▸ **INSTRUCTIONS TO FOLLOW**
Print exactly what lies from the line with "Convert this chart to Apache ECharts code." down to the line with "const yTicks = [0, 20, 40, 60, 80, 100, 120, 140];", counting both of those lines, but not the pictures.

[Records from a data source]
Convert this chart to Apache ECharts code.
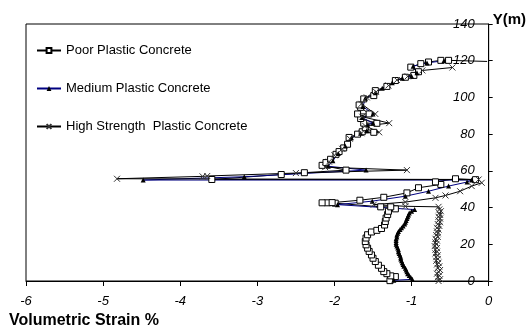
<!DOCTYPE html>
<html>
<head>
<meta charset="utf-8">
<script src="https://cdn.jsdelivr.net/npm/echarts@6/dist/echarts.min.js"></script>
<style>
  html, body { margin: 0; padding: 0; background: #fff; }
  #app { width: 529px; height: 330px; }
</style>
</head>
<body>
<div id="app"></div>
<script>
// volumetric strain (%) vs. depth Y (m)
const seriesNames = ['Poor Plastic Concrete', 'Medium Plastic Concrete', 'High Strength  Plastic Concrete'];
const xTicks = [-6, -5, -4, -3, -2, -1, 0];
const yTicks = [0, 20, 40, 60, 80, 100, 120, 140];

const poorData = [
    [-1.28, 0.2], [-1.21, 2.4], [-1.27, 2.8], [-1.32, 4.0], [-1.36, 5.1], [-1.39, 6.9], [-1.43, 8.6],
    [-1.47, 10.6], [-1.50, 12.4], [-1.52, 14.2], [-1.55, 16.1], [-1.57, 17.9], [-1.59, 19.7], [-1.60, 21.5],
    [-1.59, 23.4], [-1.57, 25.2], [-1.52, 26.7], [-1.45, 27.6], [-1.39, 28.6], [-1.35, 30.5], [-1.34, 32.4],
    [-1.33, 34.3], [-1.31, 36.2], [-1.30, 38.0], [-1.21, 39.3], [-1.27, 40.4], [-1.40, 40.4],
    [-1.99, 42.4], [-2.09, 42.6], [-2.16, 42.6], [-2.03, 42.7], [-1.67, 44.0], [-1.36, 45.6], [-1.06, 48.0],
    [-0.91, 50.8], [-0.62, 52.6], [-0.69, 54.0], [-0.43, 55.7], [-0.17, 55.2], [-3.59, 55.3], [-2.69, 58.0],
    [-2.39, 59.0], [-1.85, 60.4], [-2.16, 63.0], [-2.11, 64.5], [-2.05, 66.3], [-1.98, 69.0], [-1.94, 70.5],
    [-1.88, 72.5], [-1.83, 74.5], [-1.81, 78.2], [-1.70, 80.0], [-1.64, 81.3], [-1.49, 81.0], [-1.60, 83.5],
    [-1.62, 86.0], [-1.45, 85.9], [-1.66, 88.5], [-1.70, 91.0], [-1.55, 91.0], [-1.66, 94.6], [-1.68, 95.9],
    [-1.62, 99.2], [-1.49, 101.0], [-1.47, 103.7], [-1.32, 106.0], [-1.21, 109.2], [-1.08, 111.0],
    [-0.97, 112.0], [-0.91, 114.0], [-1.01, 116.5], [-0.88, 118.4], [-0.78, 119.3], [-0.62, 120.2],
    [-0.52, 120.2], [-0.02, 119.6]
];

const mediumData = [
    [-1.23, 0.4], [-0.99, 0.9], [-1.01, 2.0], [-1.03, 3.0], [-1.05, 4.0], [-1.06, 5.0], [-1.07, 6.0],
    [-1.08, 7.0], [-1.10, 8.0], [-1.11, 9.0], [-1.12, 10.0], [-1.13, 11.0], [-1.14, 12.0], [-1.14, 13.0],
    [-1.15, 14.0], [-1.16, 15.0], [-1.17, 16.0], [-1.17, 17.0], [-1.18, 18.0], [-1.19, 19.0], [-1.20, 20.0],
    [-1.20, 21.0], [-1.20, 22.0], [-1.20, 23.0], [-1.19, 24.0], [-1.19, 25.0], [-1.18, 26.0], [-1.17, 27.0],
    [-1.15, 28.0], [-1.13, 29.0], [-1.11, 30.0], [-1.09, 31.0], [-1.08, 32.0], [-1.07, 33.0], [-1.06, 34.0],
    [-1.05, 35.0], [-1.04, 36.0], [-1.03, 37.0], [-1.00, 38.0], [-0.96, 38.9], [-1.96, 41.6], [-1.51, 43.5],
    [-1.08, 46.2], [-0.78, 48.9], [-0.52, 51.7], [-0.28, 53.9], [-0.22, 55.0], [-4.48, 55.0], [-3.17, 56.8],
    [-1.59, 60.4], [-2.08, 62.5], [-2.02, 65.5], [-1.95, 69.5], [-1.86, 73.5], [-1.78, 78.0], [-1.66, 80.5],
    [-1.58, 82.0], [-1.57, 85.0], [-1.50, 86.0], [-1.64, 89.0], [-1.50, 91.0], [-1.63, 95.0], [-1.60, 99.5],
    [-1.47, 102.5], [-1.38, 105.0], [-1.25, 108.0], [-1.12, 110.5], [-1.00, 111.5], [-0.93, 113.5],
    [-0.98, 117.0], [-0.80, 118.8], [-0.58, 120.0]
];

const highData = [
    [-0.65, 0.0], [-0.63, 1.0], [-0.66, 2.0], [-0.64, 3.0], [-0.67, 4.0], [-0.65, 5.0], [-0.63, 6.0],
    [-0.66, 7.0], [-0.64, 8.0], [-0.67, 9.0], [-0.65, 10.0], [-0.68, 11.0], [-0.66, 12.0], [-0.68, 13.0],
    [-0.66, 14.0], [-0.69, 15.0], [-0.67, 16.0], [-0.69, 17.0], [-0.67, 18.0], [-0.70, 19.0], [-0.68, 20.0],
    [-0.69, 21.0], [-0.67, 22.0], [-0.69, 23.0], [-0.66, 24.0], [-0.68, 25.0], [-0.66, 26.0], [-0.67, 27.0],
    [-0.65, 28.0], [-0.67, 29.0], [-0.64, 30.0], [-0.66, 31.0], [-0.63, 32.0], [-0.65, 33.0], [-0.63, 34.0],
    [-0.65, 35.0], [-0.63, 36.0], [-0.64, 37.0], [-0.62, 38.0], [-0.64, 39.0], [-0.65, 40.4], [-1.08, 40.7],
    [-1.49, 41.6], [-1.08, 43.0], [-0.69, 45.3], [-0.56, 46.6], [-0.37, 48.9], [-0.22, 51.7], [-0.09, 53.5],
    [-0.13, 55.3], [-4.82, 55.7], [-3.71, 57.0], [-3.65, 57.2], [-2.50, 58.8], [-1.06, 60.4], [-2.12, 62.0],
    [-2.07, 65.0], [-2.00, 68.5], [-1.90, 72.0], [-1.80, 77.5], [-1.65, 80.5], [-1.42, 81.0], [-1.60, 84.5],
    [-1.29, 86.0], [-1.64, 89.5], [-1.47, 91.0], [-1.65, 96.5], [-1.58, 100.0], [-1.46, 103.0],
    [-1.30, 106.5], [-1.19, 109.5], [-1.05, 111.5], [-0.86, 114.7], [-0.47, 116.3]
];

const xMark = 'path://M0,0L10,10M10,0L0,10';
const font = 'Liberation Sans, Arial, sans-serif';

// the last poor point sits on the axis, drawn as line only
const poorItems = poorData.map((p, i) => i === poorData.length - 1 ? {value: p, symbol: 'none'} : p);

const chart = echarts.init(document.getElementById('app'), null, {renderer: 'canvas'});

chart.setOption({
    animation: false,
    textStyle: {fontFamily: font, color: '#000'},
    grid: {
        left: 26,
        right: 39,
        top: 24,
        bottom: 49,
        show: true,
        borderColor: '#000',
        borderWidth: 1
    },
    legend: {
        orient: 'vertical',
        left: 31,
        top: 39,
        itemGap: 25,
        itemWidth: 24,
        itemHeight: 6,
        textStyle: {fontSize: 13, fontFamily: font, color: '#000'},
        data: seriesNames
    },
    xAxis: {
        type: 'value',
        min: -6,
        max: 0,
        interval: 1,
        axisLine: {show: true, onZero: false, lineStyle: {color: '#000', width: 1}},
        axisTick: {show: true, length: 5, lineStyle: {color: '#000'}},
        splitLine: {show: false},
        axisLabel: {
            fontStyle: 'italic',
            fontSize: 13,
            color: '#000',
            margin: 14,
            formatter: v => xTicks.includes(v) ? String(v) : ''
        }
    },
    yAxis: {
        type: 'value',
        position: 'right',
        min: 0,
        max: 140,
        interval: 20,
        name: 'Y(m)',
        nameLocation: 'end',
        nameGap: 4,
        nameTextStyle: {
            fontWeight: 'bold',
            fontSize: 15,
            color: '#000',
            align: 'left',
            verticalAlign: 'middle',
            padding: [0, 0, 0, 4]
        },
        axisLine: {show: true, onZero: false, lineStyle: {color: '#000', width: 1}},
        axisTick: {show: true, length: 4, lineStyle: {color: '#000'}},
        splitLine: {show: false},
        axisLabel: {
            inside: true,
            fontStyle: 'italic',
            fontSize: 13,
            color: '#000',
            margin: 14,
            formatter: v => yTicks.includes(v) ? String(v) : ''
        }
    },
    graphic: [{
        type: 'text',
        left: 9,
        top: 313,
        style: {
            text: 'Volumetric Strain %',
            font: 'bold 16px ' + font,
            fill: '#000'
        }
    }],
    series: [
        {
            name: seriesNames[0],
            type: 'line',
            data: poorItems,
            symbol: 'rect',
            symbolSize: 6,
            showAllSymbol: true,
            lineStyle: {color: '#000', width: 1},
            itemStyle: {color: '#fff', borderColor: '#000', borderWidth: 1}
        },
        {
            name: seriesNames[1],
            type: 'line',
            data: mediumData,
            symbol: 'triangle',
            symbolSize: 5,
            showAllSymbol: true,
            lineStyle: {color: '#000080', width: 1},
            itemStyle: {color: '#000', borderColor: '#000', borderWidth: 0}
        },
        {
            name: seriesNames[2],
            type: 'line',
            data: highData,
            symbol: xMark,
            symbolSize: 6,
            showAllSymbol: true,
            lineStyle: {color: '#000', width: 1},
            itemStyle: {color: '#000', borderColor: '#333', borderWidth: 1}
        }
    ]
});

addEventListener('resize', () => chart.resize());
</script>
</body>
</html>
---
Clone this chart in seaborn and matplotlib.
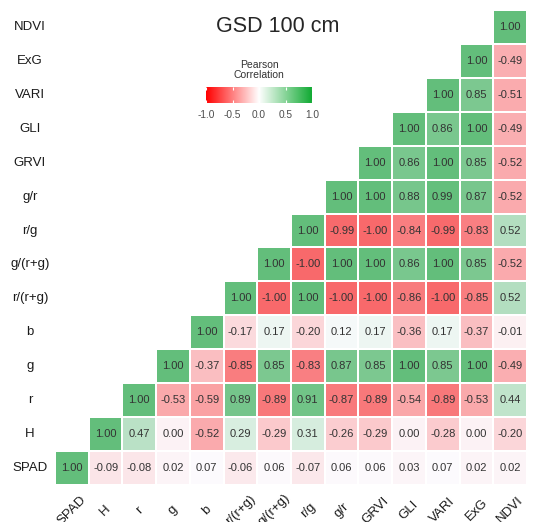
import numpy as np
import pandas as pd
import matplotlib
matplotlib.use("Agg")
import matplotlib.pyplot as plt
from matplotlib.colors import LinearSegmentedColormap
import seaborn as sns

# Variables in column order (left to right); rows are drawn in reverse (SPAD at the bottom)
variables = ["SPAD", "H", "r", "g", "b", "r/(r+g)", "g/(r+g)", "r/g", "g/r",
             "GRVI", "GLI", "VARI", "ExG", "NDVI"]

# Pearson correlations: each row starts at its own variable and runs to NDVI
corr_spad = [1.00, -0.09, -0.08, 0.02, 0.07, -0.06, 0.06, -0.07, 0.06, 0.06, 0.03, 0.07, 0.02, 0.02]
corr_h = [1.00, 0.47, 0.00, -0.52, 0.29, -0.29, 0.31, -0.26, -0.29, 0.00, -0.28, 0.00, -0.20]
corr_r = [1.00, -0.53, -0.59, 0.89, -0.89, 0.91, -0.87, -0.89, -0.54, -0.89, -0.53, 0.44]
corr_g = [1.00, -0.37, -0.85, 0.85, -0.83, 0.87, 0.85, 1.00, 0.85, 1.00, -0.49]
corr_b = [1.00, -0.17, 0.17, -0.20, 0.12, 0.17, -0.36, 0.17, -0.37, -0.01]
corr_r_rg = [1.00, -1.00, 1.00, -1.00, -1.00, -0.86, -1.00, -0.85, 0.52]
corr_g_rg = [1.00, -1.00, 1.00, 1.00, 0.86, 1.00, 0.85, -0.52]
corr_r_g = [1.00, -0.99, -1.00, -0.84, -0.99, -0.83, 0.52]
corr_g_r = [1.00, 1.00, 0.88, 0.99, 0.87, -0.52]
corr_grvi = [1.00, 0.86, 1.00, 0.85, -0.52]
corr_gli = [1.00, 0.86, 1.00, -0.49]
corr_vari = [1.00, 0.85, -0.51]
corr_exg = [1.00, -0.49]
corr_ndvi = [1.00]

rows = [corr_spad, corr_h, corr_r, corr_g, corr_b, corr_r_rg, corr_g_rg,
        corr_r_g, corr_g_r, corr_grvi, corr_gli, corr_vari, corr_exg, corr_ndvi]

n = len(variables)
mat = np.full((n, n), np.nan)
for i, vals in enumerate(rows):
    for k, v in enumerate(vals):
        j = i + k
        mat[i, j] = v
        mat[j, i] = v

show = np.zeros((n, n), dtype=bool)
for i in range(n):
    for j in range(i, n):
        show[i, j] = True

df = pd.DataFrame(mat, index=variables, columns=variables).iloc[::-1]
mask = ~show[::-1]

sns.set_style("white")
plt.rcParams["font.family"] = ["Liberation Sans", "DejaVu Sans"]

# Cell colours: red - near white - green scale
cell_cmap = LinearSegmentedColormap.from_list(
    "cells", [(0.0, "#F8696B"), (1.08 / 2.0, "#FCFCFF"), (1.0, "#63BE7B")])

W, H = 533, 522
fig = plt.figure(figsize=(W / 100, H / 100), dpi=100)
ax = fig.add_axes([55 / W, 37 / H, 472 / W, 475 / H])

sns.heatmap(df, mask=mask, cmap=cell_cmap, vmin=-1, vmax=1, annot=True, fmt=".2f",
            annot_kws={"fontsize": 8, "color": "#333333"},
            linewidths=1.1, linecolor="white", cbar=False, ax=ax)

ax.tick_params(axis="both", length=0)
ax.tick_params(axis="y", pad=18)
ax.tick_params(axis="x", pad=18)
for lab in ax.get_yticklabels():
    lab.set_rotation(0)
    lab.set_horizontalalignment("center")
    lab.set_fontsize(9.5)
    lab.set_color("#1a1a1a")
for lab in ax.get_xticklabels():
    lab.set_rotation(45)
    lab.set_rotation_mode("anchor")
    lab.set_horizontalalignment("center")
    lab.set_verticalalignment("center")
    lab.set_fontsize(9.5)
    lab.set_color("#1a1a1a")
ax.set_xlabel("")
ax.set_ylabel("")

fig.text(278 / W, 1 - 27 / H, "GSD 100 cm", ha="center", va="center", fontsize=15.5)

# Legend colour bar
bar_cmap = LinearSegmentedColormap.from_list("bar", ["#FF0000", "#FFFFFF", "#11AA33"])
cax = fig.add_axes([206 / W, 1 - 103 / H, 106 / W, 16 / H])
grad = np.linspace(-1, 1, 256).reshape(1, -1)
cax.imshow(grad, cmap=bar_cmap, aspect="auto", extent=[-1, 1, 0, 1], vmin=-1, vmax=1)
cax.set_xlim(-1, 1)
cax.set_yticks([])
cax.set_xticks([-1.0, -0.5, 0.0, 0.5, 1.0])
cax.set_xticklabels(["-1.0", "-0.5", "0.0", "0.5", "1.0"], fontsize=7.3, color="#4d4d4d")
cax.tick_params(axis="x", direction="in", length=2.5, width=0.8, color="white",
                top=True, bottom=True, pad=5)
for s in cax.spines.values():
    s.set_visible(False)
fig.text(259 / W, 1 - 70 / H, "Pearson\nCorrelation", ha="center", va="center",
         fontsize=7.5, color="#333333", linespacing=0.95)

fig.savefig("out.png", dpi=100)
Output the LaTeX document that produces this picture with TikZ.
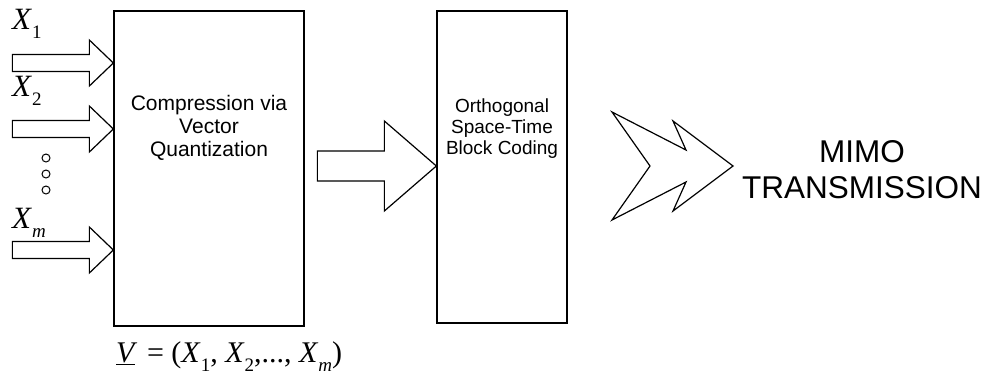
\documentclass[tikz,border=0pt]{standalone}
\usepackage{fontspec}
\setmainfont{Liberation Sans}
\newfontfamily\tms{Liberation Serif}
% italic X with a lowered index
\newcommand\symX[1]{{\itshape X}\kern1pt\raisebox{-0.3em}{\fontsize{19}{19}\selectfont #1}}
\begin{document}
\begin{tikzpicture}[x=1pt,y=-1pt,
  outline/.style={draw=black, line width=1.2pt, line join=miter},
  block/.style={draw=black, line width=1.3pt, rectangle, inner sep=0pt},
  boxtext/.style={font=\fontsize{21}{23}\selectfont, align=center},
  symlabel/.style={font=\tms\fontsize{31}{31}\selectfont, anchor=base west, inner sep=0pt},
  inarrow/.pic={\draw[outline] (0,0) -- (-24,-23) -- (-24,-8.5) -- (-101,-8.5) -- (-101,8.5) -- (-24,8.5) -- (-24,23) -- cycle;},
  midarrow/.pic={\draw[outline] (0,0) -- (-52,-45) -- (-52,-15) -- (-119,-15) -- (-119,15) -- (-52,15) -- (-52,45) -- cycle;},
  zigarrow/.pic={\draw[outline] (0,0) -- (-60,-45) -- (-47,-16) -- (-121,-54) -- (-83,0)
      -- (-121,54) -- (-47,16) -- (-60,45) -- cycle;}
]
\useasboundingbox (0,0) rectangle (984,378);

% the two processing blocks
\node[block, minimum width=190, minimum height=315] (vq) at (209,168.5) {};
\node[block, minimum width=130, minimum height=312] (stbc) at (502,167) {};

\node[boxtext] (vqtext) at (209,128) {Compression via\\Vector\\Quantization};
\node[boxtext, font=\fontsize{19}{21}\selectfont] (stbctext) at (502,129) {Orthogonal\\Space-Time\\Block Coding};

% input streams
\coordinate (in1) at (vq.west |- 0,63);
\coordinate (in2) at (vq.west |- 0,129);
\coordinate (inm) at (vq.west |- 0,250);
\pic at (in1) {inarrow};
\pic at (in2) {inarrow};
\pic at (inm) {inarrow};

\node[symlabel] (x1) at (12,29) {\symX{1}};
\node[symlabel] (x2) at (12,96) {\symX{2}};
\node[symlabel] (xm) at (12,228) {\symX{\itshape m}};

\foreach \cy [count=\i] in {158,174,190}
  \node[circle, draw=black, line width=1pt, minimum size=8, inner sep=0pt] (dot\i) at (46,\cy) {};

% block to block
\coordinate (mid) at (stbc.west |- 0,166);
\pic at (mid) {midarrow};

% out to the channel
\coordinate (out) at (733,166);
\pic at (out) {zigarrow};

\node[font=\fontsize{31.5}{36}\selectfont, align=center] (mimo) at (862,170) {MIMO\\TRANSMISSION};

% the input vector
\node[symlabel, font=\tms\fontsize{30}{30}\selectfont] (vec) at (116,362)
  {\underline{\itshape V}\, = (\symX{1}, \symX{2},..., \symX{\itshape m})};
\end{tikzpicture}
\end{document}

▸ **THE SOLUTION**
Convert this chart to Apache ECharts code.
<!DOCTYPE html>
<html>
<head>
<meta charset="utf-8">
<script src="https://cdn.jsdelivr.net/npm/echarts@6/dist/echarts.min.js"></script>
<style>
  html, body { margin: 0; padding: 0; background: #fff; }
  #app { width: 529px; height: 330px; }
</style>
</head>
<body>
<div id="app"></div>
<script>
// volumetric strain (%) vs. depth Y (m)
const seriesNames = ['Poor Plastic Concrete', 'Medium Plastic Concrete', 'High Strength  Plastic Concrete'];
const xTicks = [-6, -5, -4, -3, -2, -1, 0];
const yTicks = [0, 20, 40, 60, 80, 100, 120, 140];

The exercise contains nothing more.